A history of American genocide (2006) - mkr-hn
http://www.salon.com/2006/03/04/bruinius/

======
clsec
I would argue that it is still happening today (1)(2).

(1)
[https://en.wikipedia.org/wiki/Sterilization_of_Native_Americ...](https://en.wikipedia.org/wiki/Sterilization_of_Native_American_women)

(2) [http://muse.jhu.edu/journals/wic/summary/v020/20.1ralstin-
le...](http://muse.jhu.edu/journals/wic/summary/v020/20.1ralstin-lewis.html)

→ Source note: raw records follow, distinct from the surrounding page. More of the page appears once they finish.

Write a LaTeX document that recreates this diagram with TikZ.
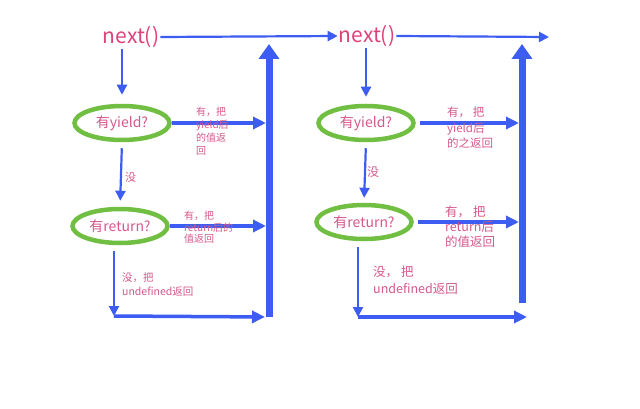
\documentclass[tikz,border=0pt]{standalone}
\usepackage{fontspec}
\setmainfont{Noto Sans CJK SC}
\usetikzlibrary{arrows.meta,shapes.geometric}
\definecolor{bl}{RGB}{60,92,242}
\definecolor{gr}{RGB}{112,190,66}
\definecolor{pk}{RGB}{222,66,122}
\definecolor{lpk}{RGB}{214,88,140}
\begin{document}
\begin{tikzpicture}[x=1pt,y=-1pt,
  cond/.style={ellipse,draw=gr,line width=4.5pt,minimum width=95pt,minimum height=34pt,inner sep=0pt,text=lpk,font=\fontsize{14}{14}\selectfont},
  fn/.style={text=pk,font=\fontsize{21}{21}\selectfont,inner sep=1pt},
  lbl/.style={text=lpk,align=left,anchor=north west,inner sep=0pt},
  thinarr/.style={draw=bl,line width=2.2pt,-{Triangle[length=10pt,width=10pt]}},
  midarr/.style={draw=bl,line width=3.5pt,-{Triangle[length=13pt,width=12pt]}},
  bigarr/.style={draw=bl,line width=7pt,-{Triangle[length=15pt,width=20pt]}},
]
\fill[white] (0,0) rectangle (640,409);
% nodes
\node[fn] (n1) at (131,37) {next()};
\node[fn] (n2) at (367,36) {next()};
\node[cond] (y1) at (122,123) {有yield?};
\node[cond] (r1) at (120,226) {有return?};
\node[cond] (y2) at (366,123) {有yield?};
\node[cond] (r2) at (364,222) {有return?};
% coordinates
\coordinate (e2) at (549,37);
\coordinate (b1) at (269,317);
\coordinate (u1) at (269,44);
\coordinate (c1) at (114,316);
\coordinate (b2) at (522,303);
\coordinate (u2) at (522,44);
\coordinate (c2) at (358,317);
\coordinate (d2) at (527,317);
% left column
\draw[thinarr] (n1.east) -- (n2.west);
\draw[thinarr] (n2.east) -- (e2);
\draw[thinarr,shorten >=9pt] (n1.south -| y1) -- (y1.north);
\draw[thinarr,shorten <=6pt,shorten >=6pt] (y1.south) -- (r1.north);
\draw[bigarr] (b1) -- (u1);
\draw[midarr,shorten >=3pt] (y1.east) -- (y1.east -| b1);
\draw[midarr,shorten >=3pt] (r1.east) -- (r1.east -| b1);
\draw[thinarr,shorten <=6pt] (r1.south -| c1) -- (c1);
\draw[midarr,shorten >=4pt] (c1) -- (b1);
% right column
\draw[thinarr,shorten >=7pt] (n2.south -| y2) -- (y2.north);
\draw[thinarr,shorten <=6pt,shorten >=5pt] (y2.south) -- (r2.north);
\draw[bigarr] (b2) -- (u2);
\draw[midarr,shorten >=3pt,shorten <=4pt] (y2.east) -- (y2.east -| b2);
\draw[midarr,shorten >=3pt,shorten <=4pt] (r2.east) -- (r2.east -| b2);
\draw[thinarr,shorten <=6pt] (r2.south -| c2) -- (c2);
\draw[midarr] (c2) -- (d2);
% labels
\node[lbl,font=\fontsize{10}{13}\selectfont] (ly1) at (196,107) {有，把\\yield后\\的值返\\回};
\node[lbl,font=\fontsize{10}{11.5}\selectfont] (lr1) at (184,211) {有，把\\return后的\\值返回};
\node[lbl,font=\fontsize{11}{11}\selectfont,anchor=west] (ln1) at (125,177) {没};
\node[lbl,font=\fontsize{10.5}{14}\selectfont] (lu1) at (122,272) {没，把\\undefined返回};
\node[lbl,font=\fontsize{11.5}{15.5}\selectfont] (ly2) at (447,107) {有， 把\\yield后\\的之返回};
\node[lbl,font=\fontsize{12.5}{15}\selectfont] (lr2) at (445,206) {有， 把\\return后\\的值返回};
\node[lbl,font=\fontsize{12}{12}\selectfont,anchor=west] (ln2) at (367,172) {没};
\node[lbl,font=\fontsize{12.5}{17}\selectfont] (lu2) at (373,266) {没， 把\\undefined返回};
\end{tikzpicture}
\end{document}
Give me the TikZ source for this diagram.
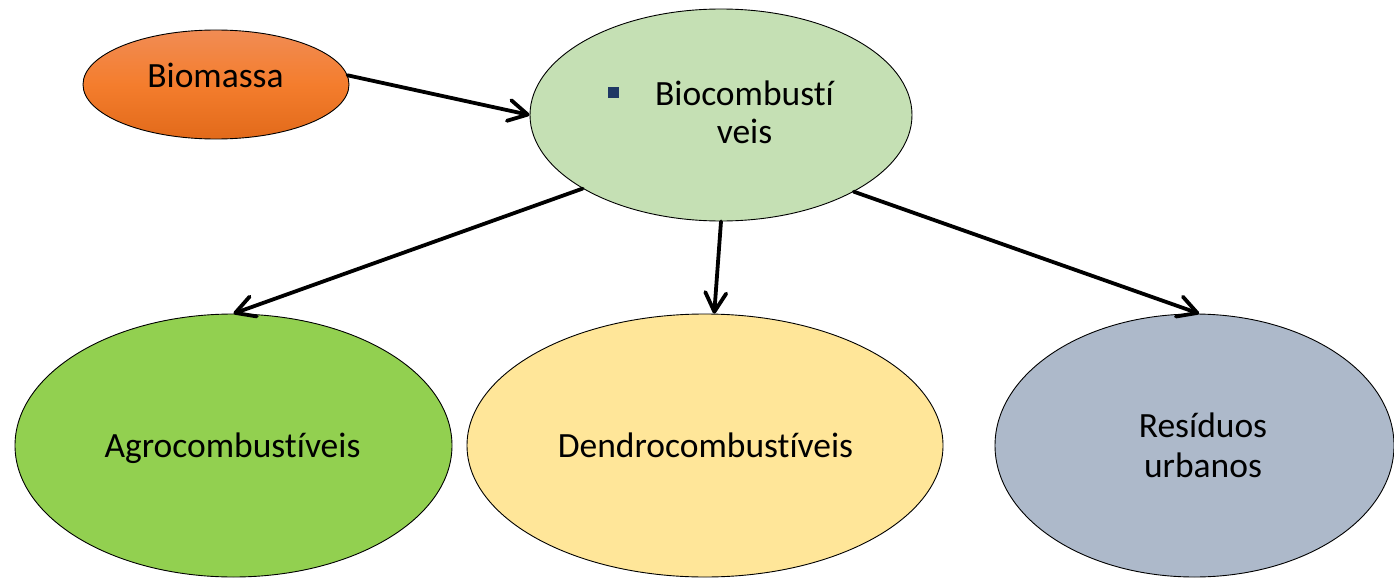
\documentclass[tikz,border=0pt]{standalone}
\usepackage{fontspec}
\setmainfont{Carlito}[Ligatures=NoCommon]
\usetikzlibrary{shapes.geometric,arrows.meta}

\definecolor{orangeTop}{RGB}{241,140,84}
\definecolor{orangeMid}{RGB}{244,125,45}
\definecolor{orangeBot}{RGB}{226,106,26}
\definecolor{bioGreen}{RGB}{197,224,180}
\definecolor{agroGreen}{RGB}{146,208,80}
\definecolor{dendroYellow}{RGB}{255,230,153}
\definecolor{urbanGrey}{RGB}{173,185,202}
\definecolor{bulletNavy}{RGB}{31,56,100}

\tikzset{
  blob/.style={ellipse, draw=black, line width=0.9pt, inner sep=0pt},
  lbl/.style={anchor=base, inner sep=0pt, font=\fontsize{35.5}{40}\selectfont},
  flow/.style={line width=3.8pt, line cap=round, line join=round,
    -{Straight Barb[length=19pt, width=21pt, line width=3.8pt, round]}},
}

\begin{document}
\begin{tikzpicture}[x=1pt, y=-1pt]
  \useasboundingbox (0,0) rectangle (1394,578);

  % ellipses
  \node[blob, minimum width=266pt, minimum height=109pt,
        top color=orangeTop, bottom color=orangeBot, middle color=orangeMid]
        (biom) at (216,84.5) {};
  \node[blob, fill=bioGreen, minimum width=382pt, minimum height=212pt]
        (bioc) at (721,115) {};
  \node[blob, fill=agroGreen, minimum width=437pt, minimum height=263pt]
        (agro) at (233.5,445.5) {};
  \node[blob, fill=dendroYellow, minimum width=476pt, minimum height=263pt]
        (dendro) at (705,445.5) {};
  \node[blob, fill=urbanGrey, minimum width=399pt, minimum height=263pt]
        (urb) at (1194.5,445.5) {};

  % labels
  \node[lbl] (tbiom) at (215.5,87) {Biomassa};
  \node[fill=bulletNavy, minimum size=11pt, inner sep=0pt] (bullet) at (613.5,92.5) {};
  \node[lbl] (tbioc1) at (744.5,105) {Biocombustí};
  \node[lbl] (tbioc2) at (744.5,143) {veis};
  \node[lbl] (tagro) at (232.5,457) {Agrocombustíveis};
  \node[lbl] (tdendro) at (705.5,457) {Dendrocombustíveis};
  \node[lbl] (turb1) at (1203,437) {Resíduos};
  \node[lbl] (turb2) at (1203,477) {urbanos};

  % connectors
  \draw[flow] (biom.4) -- (bioc.west);
  \draw[flow] (bioc.208.9) -- (agro.north);
  \draw[flow] (bioc.south) -- (dendro.86);
  \draw[flow] (bioc.330.8) -- (urb.88);
\end{tikzpicture}
\end{document}
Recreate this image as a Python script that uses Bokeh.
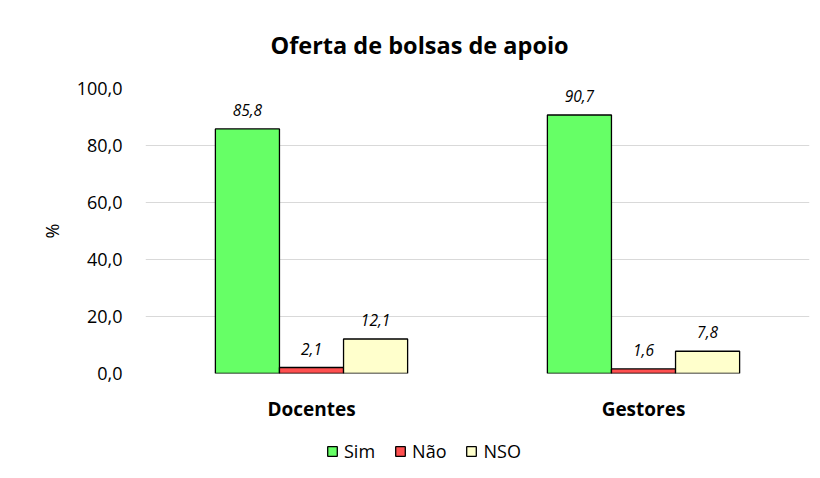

"... Estimates indicate that, from the early to mid-1960s up to 1976, between
3,400 and 70,000 Native women—out of only 100,000 to 150,000 women of
childbearing age— were coercively, forcibly, or unwittingly sterilized
permanently by tubal ligation or hysterectomy. Native women seeking treatment
in Indian Health Service (IHS) hospitals and with IHS-contracted physicians
were allowed neither the basic right of informed consent prior to
sterilization nor the right to refuse the operation. IHS also subjected
mentally retarded Indian girls and women to a contraceptive known as
DepoProvera before it received approval from the Federal Drug Administration
(FDA) in 1992.

From 1970 to 1980, the birthrate for Indian women fell at a rate seven times
greater than that of white women. This dramatic statistic indicates that the
sterilization and birth control campaign was significantly more than an attack
on women in general: it was a systematic program aimed at reducing the Native
population, or genocide. The United Nations recognizes prevention of births in
a target group as a form of genocide. Attacks on the reproductive capacities
to indigenous women in the United States continue today through the use of
chemical contraceptives such as Norplant and DepoProvera. The latest threat is
a new form of nonsurgical permanent sterilization known as quinacrine
sterilization."

------
mkr-hn
I changed the title due to the likely negative assumptions people would make
about "Progressive genocide."